### YOUR INSTRUCTIONS
Report how many lines of these entries hold the string "this"; reply with the number alone.

[Records with drawing code]

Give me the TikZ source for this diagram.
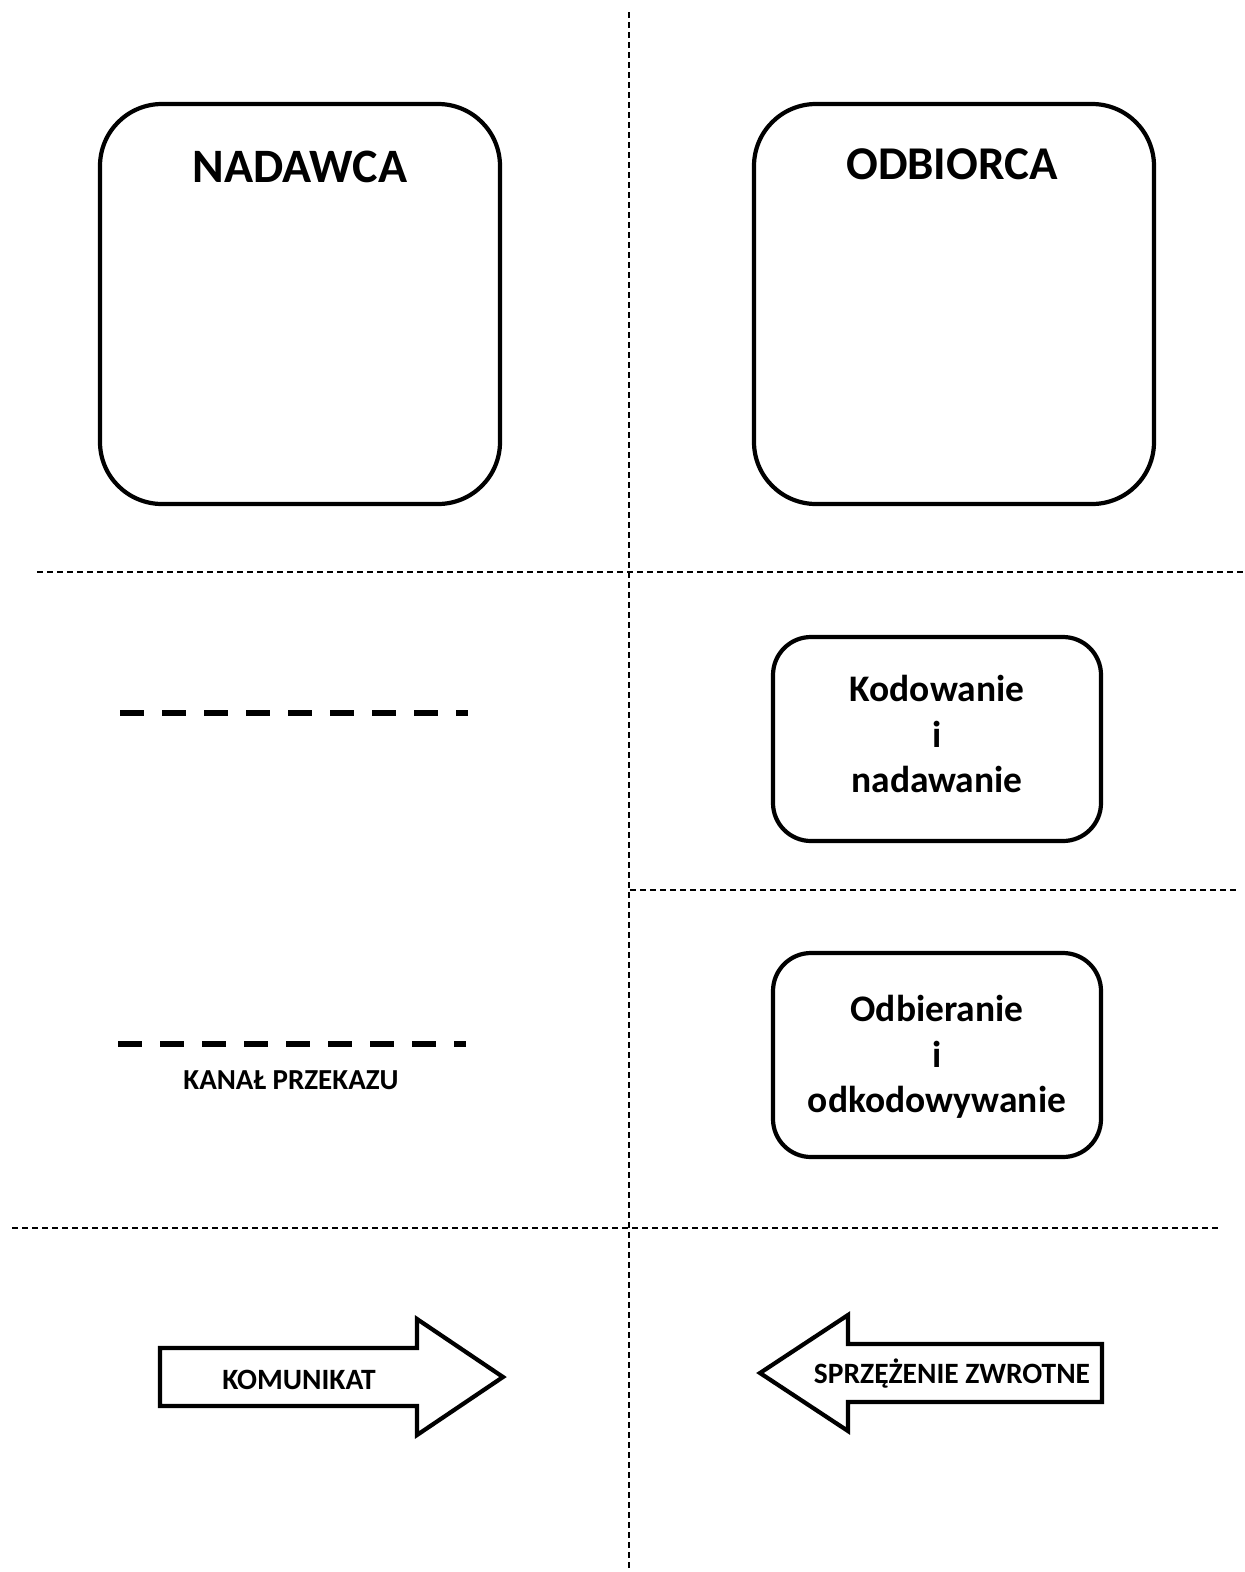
\documentclass[tikz,border=0pt]{standalone}
\usepackage{fontspec}
\setmainfont{Carlito}
\begin{document}
\begin{tikzpicture}[x=1pt,y=-1pt,
  sep/.style={line width=1.6pt, dash pattern=on 6pt off 4pt},
  bigbox/.style={draw, line width=4.2pt, rounded corners=62pt, minimum width=400pt, minimum height=400pt},
  smallbox/.style={draw, line width=4.2pt, rounded corners=38pt, minimum width=328pt, minimum height=204pt},
  chan/.style={line width=6pt, dash pattern=on 24pt off 18pt},
  arrowshape/.style={draw, line width=4.2pt, line join=miter},
  txt/.style={font=\bfseries, inner sep=0pt, align=center}
]
\useasboundingbox (0,0) rectangle (1245,1572);
% separators
\coordinate (vt) at (629,12);
\coordinate (vb) at (629,1572);
\draw[sep] (vt) -- (vb);
\coordinate (h1l) at (37,572);
\coordinate (h1r) at (1245,572);
\draw[sep] (h1l) -- (h1r);
\coordinate (h2l) at (630,890);
\coordinate (h2r) at (1236,890);
\draw[sep] (h2l) -- (h2r);
\coordinate (h3l) at (12,1228);
\coordinate (h3r) at (1221,1228);
\draw[sep] (h3l) -- (h3r);
% big boxes
\node[bigbox] (nad) at (300,304) {};
\node[txt, font=\bfseries\fontsize{48}{56}\selectfont] (nadt) at (300,167) {NADAWCA};
\node[bigbox] (odb) at (954,304) {};
\node[txt, font=\bfseries\fontsize{47}{56}\selectfont] (odbt) at (952,164) {ODBIORCA};
% small boxes
\node[smallbox] (kod) at (937,739) {};
\node[txt, font=\bfseries\fontsize{37.5}{45.5}\selectfont] (kodt) at (937,734) {Kodowanie\\i\\nadawanie};
\node[smallbox] (odk) at (937,1055) {};
\node[txt, font=\bfseries\fontsize{37.5}{45.5}\selectfont] (odkt) at (937,1057) {Odbieranie\\i\\odkodowywanie};
% channel lines
\coordinate (c1l) at (120,713);
\coordinate (c1r) at (468,713);
\draw[chan] (c1l) -- (c1r);
\coordinate (c2l) at (118,1044);
\coordinate (c2r) at (466,1044);
\draw[chan] (c2l) -- (c2r);
\node[txt, font=\bfseries\fontsize{29}{34}\selectfont] (kanal) at (291,1080) {KANAŁ PRZEKAZU};
% arrows
\draw[arrowshape] (160,1348) -- (417,1348) -- (417,1319) -- (503,1377) -- (417,1435) -- (417,1406) -- (160,1406) -- cycle;
\node[txt, font=\bfseries\fontsize{29.5}{34}\selectfont] (kom) at (299,1380) {KOMUNIKAT};
\draw[arrowshape] (1102,1344) -- (848,1344) -- (848,1315) -- (760,1373) -- (848,1431) -- (848,1402) -- (1102,1402) -- cycle;
\node[txt, font=\bfseries\fontsize{29.5}{34}\selectfont] (spr) at (952,1374) {SPRZĘŻENIE ZWROTNE};
\end{tikzpicture}
\end{document}
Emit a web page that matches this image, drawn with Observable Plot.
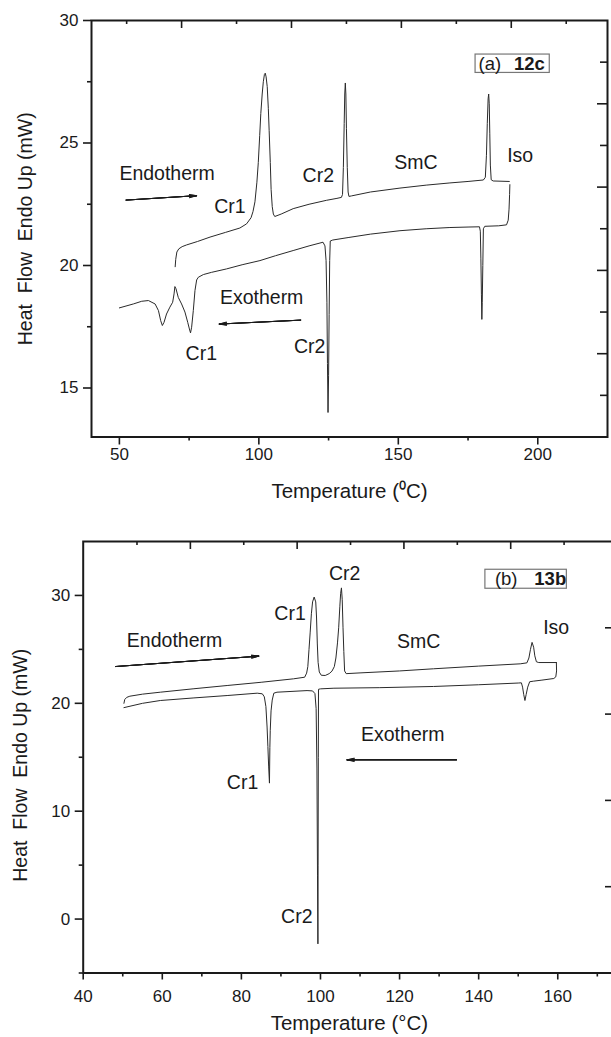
<!DOCTYPE html>
<html><head><meta charset="utf-8">
<script src="https://cdn.jsdelivr.net/npm/d3@7"></script>
<script src="https://cdn.jsdelivr.net/npm/@observablehq/plot@0.6"></script>
<style>
html,body{margin:0;padding:0;background:#fff;overflow:hidden;width:611px;height:1037px}
#wrap{width:611px;height:1037px;overflow:hidden;position:relative;background:#fff}
#wrap svg{display:block;max-width:none !important;height:auto}
</style></head><body><div id="wrap"></div>
<script>
// ---------- Panel (a) 12c : DSC heating / cooling ----------
const heatA = [[70.0,19.95],[70.2,20.25],[70.6,20.55],[71.3,20.68],[72.5,20.77],[74.1,20.84],[78,20.98],[82.5,21.16],[88,21.35],[93.2,21.53],[95.6,21.7],[97.2,21.95],[97.9,22.2],[98.6,22.6],[99.3,23.4],[99.8,24.2],[100.3,25.3],[100.7,26.2],[101.2,27.0],[101.6,27.5],[102.0,27.8],[102.3,27.85],[102.6,27.7],[103.0,27.3],[103.4,26.4],[103.7,25.5],[104.1,24.2],[104.4,23.1],[104.8,22.4],[105.2,22.1],[105.7,22.0],[108,22.1],[112.3,22.32],[118,22.5],[124.2,22.66],[128,22.74],[129.6,22.78],[130.0,22.9],[130.3,24.0],[130.6,25.8],[130.8,27.0],[131.0,27.45],[131.2,27.0],[131.4,25.6],[131.7,24.0],[132.0,23.0],[132.3,22.82],[133.2,22.84],[140,23.0],[150.6,23.16],[160,23.28],[168.5,23.37],[175,23.43],[180.5,23.49],[181.2,23.6],[181.6,24.5],[181.9,25.8],[182.2,26.8],[182.4,27.0],[182.6,26.6],[182.8,25.4],[183.0,24.1],[183.3,23.5],[184,23.45],[189.8,23.43]];
const coolA = [[190.0,23.3],[189.9,22.9],[189.7,22.3],[189.4,21.85],[188.8,21.66],[186,21.62],[181.0,21.6],[180.5,21.5],[180.3,20.0],[180.1,18.5],[179.95,17.8],[179.8,18.8],[179.6,20.3],[179.4,21.4],[179.1,21.58],[175,21.57],[168.5,21.55],[160,21.5],[150.6,21.42],[140,21.28],[132,21.14],[126.5,21.04],[125.6,21.0],[125.4,20.2],[125.2,18],[125.0,15.5],[124.8,14.0],[124.6,16.0],[124.4,18.5],[124.1,20.2],[123.7,20.8],[123.0,20.95],[118,20.8],[112.3,20.61],[106,20.4],[100.4,20.2],[94,20.03],[88.4,19.86],[83,19.72],[80.1,19.63],[78.3,19.52],[77.7,19.41],[77.1,18.98],[76.5,18.16],[75.9,17.48],[75.5,17.25],[75.1,17.41],[74.5,17.68],[73.5,18.1],[72.3,18.43],[71.1,18.7],[70.3,19.05],[69.9,19.14],[69.6,18.84],[69.1,18.5],[68.1,18.3],[66.9,18.02],[66.0,17.68],[65.4,17.55],[64.8,17.75],[64.0,18.16],[62.8,18.43],[60.4,18.57],[58.0,18.54],[55.0,18.43],[50.0,18.27]];
const xTicksA = [50,100,150,200];
const xMinorA = [75,125,175];
const yTicksA = [15,20,25,30];
const yMinorA = [17.5,22.5,27.5];
const topMajorA = [72.3,111.7,151.1,190.5];
const topMinorA = [52.6,92,131.4,170.8,210.2];
const rightMajorA = [26.6,23.2,19.8,16.4];
const rightMinorA = [28.3,24.9,21.5,18.1,14.7];
const labelsA = [
  {t:"Endotherm",x:67.1,y:23.73},{t:"Cr1",x:89.6,y:22.39},{t:"Cr2",x:121.3,y:23.67},
  {t:"SmC",x:156.3,y:24.18},{t:"Iso",x:193.7,y:24.48},{t:"Exotherm",x:101.0,y:18.67},
  {t:"Cr1",x:79.35,y:16.38},{t:"Cr2",x:118.2,y:16.67}];
const arrowsA = [{x1:52.4,y1:22.67,x2:77.7,y2:22.85},{x1:115.0,y1:17.77,x2:85.8,y2:17.61}];
const tagBoxA = [{x1:177.7,x2:204.3,y1:27.86,y2:28.61}];
const tagTextA = [{t:"(a)",x:182.8,y:28.24,w:"normal"},{t:"12c",x:197.0,y:28.24,w:"bold"}];

// ---------- Panel (b) 13b ----------
const heatB = [[50.3,20.0],[50.5,20.35],[51.0,20.55],[51.8,20.66],[55,20.85],[59.5,21.03],[68,21.35],[76.4,21.65],[85,21.95],[93.2,22.27],[96.0,22.42],[96.5,22.8],[96.8,23.4],[97.1,25.0],[97.4,26.6],[97.7,28.3],[98.0,29.4],[98.4,29.85],[98.8,29.4],[99.0,28.0],[99.2,25.5],[99.4,23.8],[99.7,22.9],[100.2,22.6],[101.2,22.58],[102.2,22.75],[102.9,22.98],[103.5,23.4],[103.9,24.2],[104.3,25.6],[104.6,27.0],[104.9,29.0],[105.1,30.2],[105.3,30.7],[105.5,29.6],[105.7,27.0],[105.9,24.8],[106.1,23.0],[106.5,22.75],[110,22.82],[120,23.0],[128.6,23.2],[140,23.45],[150.5,23.66],[152.2,23.75],[152.7,24.2],[153.1,25.0],[153.5,25.65],[153.9,25.2],[154.2,24.4],[154.6,23.85],[155.2,23.78],[159.65,23.78]];
const coolB = [[159.65,23.78],[159.7,23.0],[159.5,22.45],[159.0,22.3],[156,22.15],[153.8,22.05],[152.9,22.0],[152.4,21.5],[152.0,20.8],[151.7,20.26],[151.4,20.8],[151.1,21.5],[150.8,21.9],[150,21.88],[140,21.72],[128.6,21.56],[115,21.45],[103.4,21.4],[100.0,21.34],[99.5,21.3],[99.45,15],[99.4,5],[99.35,-2.3],[99.25,4],[99.1,14],[98.9,19.5],[98.6,20.9],[98.0,21.15],[96.6,21.18],[89.0,21.03],[88.2,20.94],[87.8,20.3],[87.5,19.3],[87.3,17.5],[87.2,15.9],[87.1,12.6],[86.9,14.1],[86.7,16.0],[86.5,17.8],[86.2,19.7],[85.8,20.6],[85.3,20.88],[84.0,20.94],[76.4,20.72],[68,20.5],[59.5,20.26],[55,20.0],[50.3,19.6]];
const xTicksB = [40,60,80,100,120,140,160];
const xMinorB = [50,70,90,110,130,150,170];
const yTicksB = [0,10,20,30];
const yMinorB = [-5,5,15,25];
const topMajorB = [67.1,94.1,121.1,148.1];
const topMinorB = [53.6,80.6,107.6,134.6,161.6];
const rightTicksB = [27,19,11,3];
const labelsB = [
  {t:"Endotherm",x:63.1,y:25.83},{t:"Cr1",x:92.3,y:28.3},{t:"Cr2",x:106.1,y:31.98},
  {t:"SmC",x:124.8,y:25.75},{t:"Iso",x:159.6,y:26.99},{t:"Exotherm",x:120.8,y:17.09},
  {t:"Cr1",x:80.3,y:12.6},{t:"Cr2",x:94.0,y:0.24}];
const arrowsB = [{x1:48.2,y1:23.41,x2:84.4,y2:24.37},{x1:134.4,y1:14.76,x2:106.7,y2:14.76}];
const tagBoxB = [{x1:141.7,x2:162.3,y1:30.62,y2:32.38}];
const tagTextB = [{t:"(b)",x:146.97,y:31.5,w:"normal"},{t:"13b",x:158.1,y:31.5,w:"bold"}];

const FONT = "'Liberation Sans', Arial, Helvetica, sans-serif";
const INK = "#1a1a1a";
const headAngles = [26, 18, 10, 4];

function panel(c) {
  const innerW = c.width - c.ml - c.mr, innerH = c.height - c.mt - c.mb;
  return Plot.plot({
    width: c.width, height: c.height,
    marginTop: c.mt, marginRight: c.mr, marginBottom: c.mb, marginLeft: c.ml,
    style: {fontFamily: FONT, background: "white", color: INK, maxWidth: "none"},
    x: {domain: c.xDomain}, y: {domain: c.yDomain},
    marks: [
      Plot.axisX(c.xTicks, {anchor: "bottom", tickSize: c.xTickSize, tickPadding: c.xPad, fontSize: 17, strokeWidth: 1.6, label: null, fill: INK}),
      Plot.axisX(c.xMinor, {anchor: "bottom", tickSize: 4, tickFormat: () => "", strokeWidth: 1.6, label: null}),
      Plot.axisY(c.yTicks, {anchor: "left", tickSize: 8, tickPadding: 5, fontSize: 17, strokeWidth: 1.6, label: null, fill: INK}),
      Plot.axisY(c.yMinor, {anchor: "left", tickSize: 4, tickFormat: () => "", strokeWidth: 1.6, label: null}),
      Plot.tickX(c.topMajor, {x: d => d, insetBottom: innerH - 8, stroke: INK, strokeWidth: 1.6}),
      Plot.tickX(c.topMinor, {x: d => d, insetBottom: innerH - 4, stroke: INK, strokeWidth: 1.6}),
      Plot.tickY(c.rightMajor, {y: d => d, insetLeft: innerW - 10, stroke: INK, strokeWidth: 1.6}),
      Plot.tickY(c.rightMinor, {y: d => d, insetLeft: innerW - 7, stroke: INK, strokeWidth: 1.6}),
      Plot.line(c.heat, {x: d => d[0], y: d => d[1], stroke: "#2a2a2a", strokeWidth: 1}),
      Plot.line(c.cool, {x: d => d[0], y: d => d[1], stroke: "#2a2a2a", strokeWidth: 1}),
      ...headAngles.map(a => Plot.arrow(c.arrows, {x1: "x1", y1: "y1", x2: "x2", y2: "y2", stroke: INK, strokeWidth: 1, headLength: 11, headAngle: a})),
      Plot.text(c.labels, {x: "x", y: "y", text: "t", fontSize: 19.5, fill: INK}),
      Plot.rect(c.tagBox, {x1: "x1", x2: "x2", y1: "y1", y2: "y2", fill: "none", stroke: "#777", strokeWidth: 1.2}),
      Plot.text(c.tagText.filter(d => d.w !== "bold"), {x: "x", y: "y", text: "t", fontSize: 18.5, fill: INK}),
      Plot.text(c.tagText.filter(d => d.w === "bold"), {x: "x", y: "y", text: "t", fontWeight: "bold", fontSize: 18.5, fill: INK}),
      Plot.frame({stroke: INK, strokeWidth: 2}),
      Plot.text([c.xTitle], {frameAnchor: "bottom", textAnchor: "middle", lineAnchor: "middle", dy: c.xTitleDy, fontSize: 20.5, fill: INK}),
      Plot.text([c.yTitle], {frameAnchor: "left", textAnchor: "middle", lineAnchor: "middle", rotate: -90, dx: c.yTitleDx, dy: c.yTitleDy, fontSize: 19.5, fill: INK})
    ]
  });
}

const wrap = document.getElementById("wrap");
wrap.appendChild(panel({
  width: 611, height: 505, mt: 20, mr: 4, mb: 68.5, ml: 91,
  xDomain: [40, 225], yDomain: [13, 30],
  xTicks: xTicksA, xMinor: xMinorA, yTicks: yTicksA, yMinor: yMinorA,
  xTickSize: 8, xPad: 3,
  topMajor: topMajorA, topMinor: topMinorA, rightMajor: rightMajorA, rightMinor: rightMinorA,
  heat: heatA, cool: coolA, arrows: arrowsA, labels: labelsA, tagBox: tagBoxA, tagText: tagTextA,
  xTitle: "Temperature (\u2070C)", xTitleDy: 54,
  yTitle: "Heat\u00a0 Flow\u00a0 Endo Up (mW)", yTitleDx: -66, yTitleDy: 0
}));
wrap.appendChild(panel({
  width: 625, height: 532, mt: 36, mr: 10, mb: 64.5, ml: 82.7,
  xDomain: [40, 174.6], yDomain: [-5, 35],
  xTicks: xTicksB, xMinor: xMinorB, yTicks: yTicksB, yMinor: yMinorB,
  xTickSize: 7, xPad: 10,
  topMajor: topMajorB, topMinor: topMinorB, rightMajor: rightTicksB, rightMinor: [],
  heat: heatB, cool: coolB, arrows: arrowsB, labels: labelsB, tagBox: tagBoxB, tagText: tagTextB,
  xTitle: "Temperature (\u00b0C)", xTitleDy: 50,
  yTitle: "Heat\u00a0 Flow\u00a0 Endo Up (mW)", yTitleDx: -62.7, yTitleDy: 8
}));
</script></body></html>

### THE OUTPUT
2